Matthew 16:18 (RSVCE)
18 And I tell you, you are Peter,[a] and on this rock[b] I will build my church, and the powers of death[c] shall not prevail against it.[d]
a. Matthew 16:18 Greek Petros
b. Matthew 16:18 Greek petra
c. Matthew 16:18 Greek the gates of Hades
d. 16.18 The name “Peter” comes from the Greek word for “rock.” Jesus makes him the foundation on which the church is to be built. The word “church” means “assembly” or “society” of believers. The Hebrew equivalent is used in the Old Testament to indicate the chosen people. In applying it to the church, Jesus shows it to be the Messianic community foretold by the prophets.
Commentary on Rev 11:1-14 (RSVCE)
These verses contain the prophecy of the seer who has eaten the scroll, a prophecy about the tribulation the Church will undergo as a prelude to the events at the End that follow the seventh and final trumpet blast (11:15ff). The Church is symbolized by the temple and the altar of Jerusalem, which God protects. The rest of the city is that part of mankind that does not belong to the Church and before whom the Church bears witness to the point of martyrdom.

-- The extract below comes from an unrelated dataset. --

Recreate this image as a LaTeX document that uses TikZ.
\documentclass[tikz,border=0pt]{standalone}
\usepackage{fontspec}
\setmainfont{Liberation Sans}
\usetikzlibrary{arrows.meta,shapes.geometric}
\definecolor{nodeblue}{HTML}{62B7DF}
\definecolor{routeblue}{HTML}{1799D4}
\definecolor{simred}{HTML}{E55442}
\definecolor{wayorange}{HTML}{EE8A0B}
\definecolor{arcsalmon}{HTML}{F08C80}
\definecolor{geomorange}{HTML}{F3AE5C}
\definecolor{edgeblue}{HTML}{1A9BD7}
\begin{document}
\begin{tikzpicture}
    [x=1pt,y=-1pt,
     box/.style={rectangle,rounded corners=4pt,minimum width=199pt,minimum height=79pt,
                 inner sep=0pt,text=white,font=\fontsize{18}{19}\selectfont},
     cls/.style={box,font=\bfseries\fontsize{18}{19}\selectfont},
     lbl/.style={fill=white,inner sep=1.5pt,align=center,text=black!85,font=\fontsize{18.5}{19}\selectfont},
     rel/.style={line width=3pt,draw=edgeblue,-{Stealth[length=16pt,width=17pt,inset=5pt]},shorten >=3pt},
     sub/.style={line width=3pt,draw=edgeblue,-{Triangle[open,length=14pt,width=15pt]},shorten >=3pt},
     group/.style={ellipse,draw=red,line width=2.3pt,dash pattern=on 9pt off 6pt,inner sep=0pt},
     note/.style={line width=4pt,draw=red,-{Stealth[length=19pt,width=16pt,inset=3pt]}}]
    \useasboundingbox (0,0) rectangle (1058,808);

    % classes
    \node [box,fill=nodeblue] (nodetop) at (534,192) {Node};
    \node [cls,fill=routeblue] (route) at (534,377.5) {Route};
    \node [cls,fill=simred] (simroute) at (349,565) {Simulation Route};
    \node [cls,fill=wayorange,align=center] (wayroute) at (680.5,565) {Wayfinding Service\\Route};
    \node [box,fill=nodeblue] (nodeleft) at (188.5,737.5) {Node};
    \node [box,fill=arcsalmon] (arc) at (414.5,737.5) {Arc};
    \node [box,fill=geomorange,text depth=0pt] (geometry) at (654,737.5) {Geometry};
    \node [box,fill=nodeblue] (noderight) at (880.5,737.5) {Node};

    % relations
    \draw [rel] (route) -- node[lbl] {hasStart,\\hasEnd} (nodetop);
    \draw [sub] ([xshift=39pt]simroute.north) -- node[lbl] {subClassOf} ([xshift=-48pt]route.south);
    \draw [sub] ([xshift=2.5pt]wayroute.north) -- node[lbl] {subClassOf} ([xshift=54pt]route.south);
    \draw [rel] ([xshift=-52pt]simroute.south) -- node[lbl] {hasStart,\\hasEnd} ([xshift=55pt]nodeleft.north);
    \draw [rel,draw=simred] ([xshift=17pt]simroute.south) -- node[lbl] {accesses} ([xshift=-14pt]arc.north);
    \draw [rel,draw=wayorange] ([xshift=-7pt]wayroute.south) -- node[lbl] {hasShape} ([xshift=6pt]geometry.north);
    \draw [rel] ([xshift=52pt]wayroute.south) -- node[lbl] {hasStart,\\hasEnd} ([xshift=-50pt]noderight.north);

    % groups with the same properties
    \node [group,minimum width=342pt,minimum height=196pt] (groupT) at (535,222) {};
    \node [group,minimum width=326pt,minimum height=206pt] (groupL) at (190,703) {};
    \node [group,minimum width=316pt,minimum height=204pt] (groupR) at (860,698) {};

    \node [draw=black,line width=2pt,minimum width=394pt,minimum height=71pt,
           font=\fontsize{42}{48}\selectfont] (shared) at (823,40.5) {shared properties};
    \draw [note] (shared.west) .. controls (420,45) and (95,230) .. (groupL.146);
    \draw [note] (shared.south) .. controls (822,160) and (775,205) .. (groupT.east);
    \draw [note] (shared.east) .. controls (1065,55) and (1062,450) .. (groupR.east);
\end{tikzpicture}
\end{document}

Jerusalem was overrun by the Gentiles in the time of Antiochus IV Epiphanes, who profaned the temple and installed a statue of Zeus (cf. 1 Mac 1:54); much worse destruction was done by the Romans who razed temple and city, leaving not a stone upon a stone (see Mt 24:21; Mk 13:14-23; Lk 21:20-24). Taking his cue from all these events, St John prophesies that the Church will never suffer the same fate, for God protects her from the power of her enemies (see Mt 16:16-18). Christians may suffer persecution in one way or another, but physical or moral violence cannot overpower the Church because God protects her. “The Church, ‘like a stranger in a foreign land, presses forward amid the persecutions of the world and the consolations of God’ (St Augustine, The City of God, 18, 51), announcing the cross and death of the LORD until he comes (cf. 1 Cor 11:26). But by the power of the risen LORD it is given strength to overcome, in patience and in love, its sorrow and its difficulties, both those that are from within and those that are from without, so that it may reveal in the world, faithfully, however darkly, the mystery of its LORD until, in the consummation, it shall be manifested in full light” (Vatican II, Lumen gentium, 8).

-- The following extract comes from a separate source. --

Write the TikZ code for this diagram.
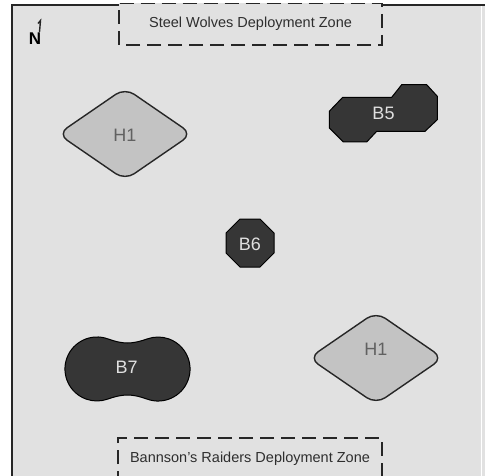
\documentclass[tikz,border=0pt]{standalone}
\usepackage{fontspec}
\setmainfont{Liberation Sans}
\definecolor{bg}{HTML}{E1E1E1}
\definecolor{hillgray}{HTML}{C3C3C3}
\definecolor{bldgdark}{HTML}{363636}
\begin{document}
\begin{tikzpicture}[x=1pt,y=1pt,
  zone/.style={draw=black!85, line width=1.6pt, dash pattern=on 14pt off 7pt, fill=bg},
  hill/.style={draw=black!85, line width=1.4pt, fill=hillgray, rounded corners=11pt},
  bldg/.style={draw=black, line width=1pt, fill=bldgdark},
  hlabel/.style={font=\fontsize{18}{21}\selectfont, text=black!62},
  blabel/.style={font=\fontsize{18}{21}\selectfont, text=white!88!black},
  zlabel/.style={font=\fontsize{14.5}{17}\selectfont, text=black!82}]
\useasboundingbox (0,0) rectangle (485,475);
\fill[white] (0,0) rectangle (485,475);
\fill[bg] (12,-5) rectangle (490,470);
\draw[line width=1.5pt, black!85] (12,-5) -- (12,470) -- (490,470);
\draw[white, line width=0.8pt] (481,-5) -- (481,469);

% deployment zones
\draw[zone] (119,430) rectangle (382,471.5);
\node[zlabel] (zsw) at (250.5,451) {Steel Wolves Deployment Zone};
\draw[zone] (118,-10) rectangle (382,37);
\node[zlabel] (zbr) at (250,16) {Bannson's Raiders Deployment Zone};

% north marker
\node[font=\fontsize{17}{20}\selectfont\bfseries, inner sep=0pt] (north) at (35,436.5) {N};
\draw[line width=1.4pt, black!85] (38,451.5) -- (40.5,454.5) -- (39.5,443);

% hills
\draw[hill] (58,341) -- (125,387) -- (192,341) -- (125,295) -- cycle;
\node[hlabel] (h1a) at (125,340) {H1};
\draw[hill] (309,117) -- (376,163) -- (443,117) -- (376,71) -- cycle;
\node[hlabel] (h1b) at (376,126) {H1};

% building B5
\draw[bldg] (342.7,377.7) -- (391.7,377.7) -- (401.7,390.3) -- (426.7,390.3)
  -- (437.3,378.7) -- (437.3,355.3) -- (425,343.7) -- (376.7,343.7)
  -- (366.7,333) -- (343.3,333) -- (329.3,347) -- (329.3,363.7) -- cycle;
\node[blabel] (b5) at (383.5,362) {B5};

% building B6
\draw[bldg] (240,256) -- (260,256) -- (274,242) -- (274,222) -- (260,208)
  -- (240,208) -- (226,222) -- (226,242) -- cycle;
\node[blabel] (b6) at (250,230.5) {B6};

% building B7
\draw[bldg] (127.5,132) .. controls (121,132) and (114.5,133.7) .. (107.9,136.1)
  arc[start angle=70, end angle=290, radius=32]
  .. controls (114.5,78.3) and (121,80) .. (127.5,80)
  .. controls (134,80) and (140.5,78.3) .. (147.1,75.9)
  arc[start angle=-110, end angle=110, radius=32]
  .. controls (140.5,133.7) and (134,132) .. cycle;
\node[blabel] (b7) at (126.7,108) {B7};
\end{tikzpicture}
\end{document}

The “two witnesses” (v. 3) symbolize […]
Commentary on Rev 12:13-17 (RSVCE)
Here the dragon’s onslaught is presented in terms of the Church in her suffering. The woman who gives birth to a male child is an image of the Mother of the Messiah, the Blessed Virgin Mary, and of the Church who “faithfully fulfilling the Father’s will, by receiving the word of God in faith, becomes herself a mother” (Vatican II, Lumen gentium, 64). By means of the Church, a person becomes a member of his Body (cf. notes on Eph 4:1-16). It is in this sense that we can say the Church is the Woman who gives birth to Christ.

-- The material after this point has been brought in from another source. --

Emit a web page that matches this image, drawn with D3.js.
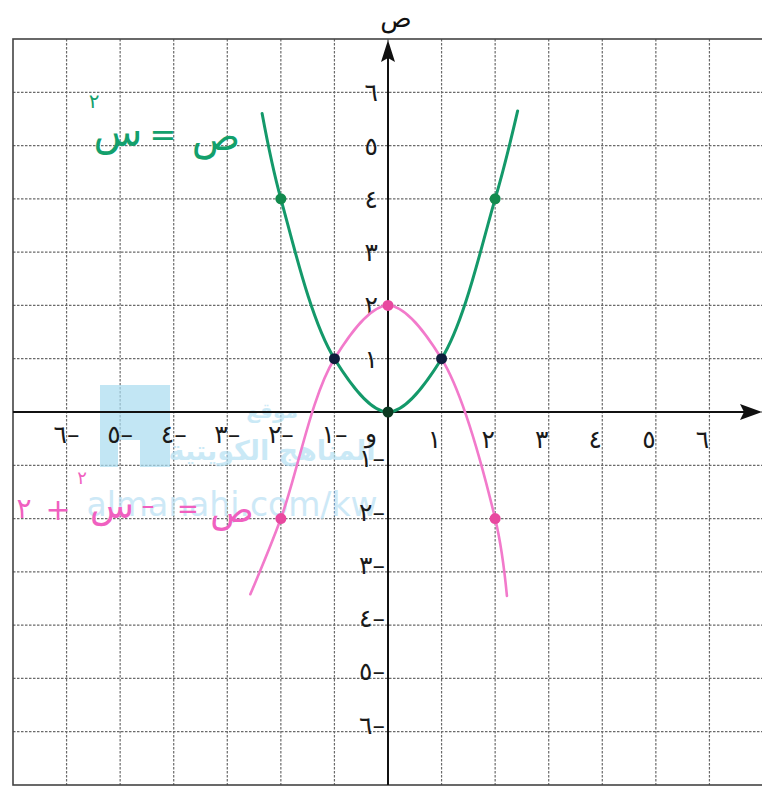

The struggle the church maintains against the powers of evil is described using imagery taken from the Exodus (a time of great peril for the people of Israel). God brought the Israelites into the wilderness “on eagles wings” (Ex 19:4), that is, by ways man could not devise. When the prophet Isaiah announces the liberation from captivity in Babylon, he says that “they shall mount up with wings like eagles” (Is 40:31). Over the course of history, the Church enjoys this same divine protection that enables her to have the intimacy with God symbolized by the wilderness. The period of “a time, and times, and half a time” (v. 14), that is, three and a half years, was regarded, conventionally, as the duration of any persecution (at least from Daniel 7:25 onwards).
The river of water (v. 15) symbolizes the destructive forces of evil unleashed by the devil. Just as in the wilderness of Sinai the earth swallowed up those who rebelled against God (see Num 16:30-34), so will these forces be frustrated in their attack on the Church, for, as or LORD promised, “the powers of death [hell] shall not prevail against it” (Mt 16:18). “This is nothing new. Since Jesus Christ our LORD founded the Church, this Mother of ours has suffered constant persecution. In times past, perhaps, the attacks were delivered openly. Now, in many cases, persecution is disguised” (St Josemaría Escrivá, In Love with the Church, 18).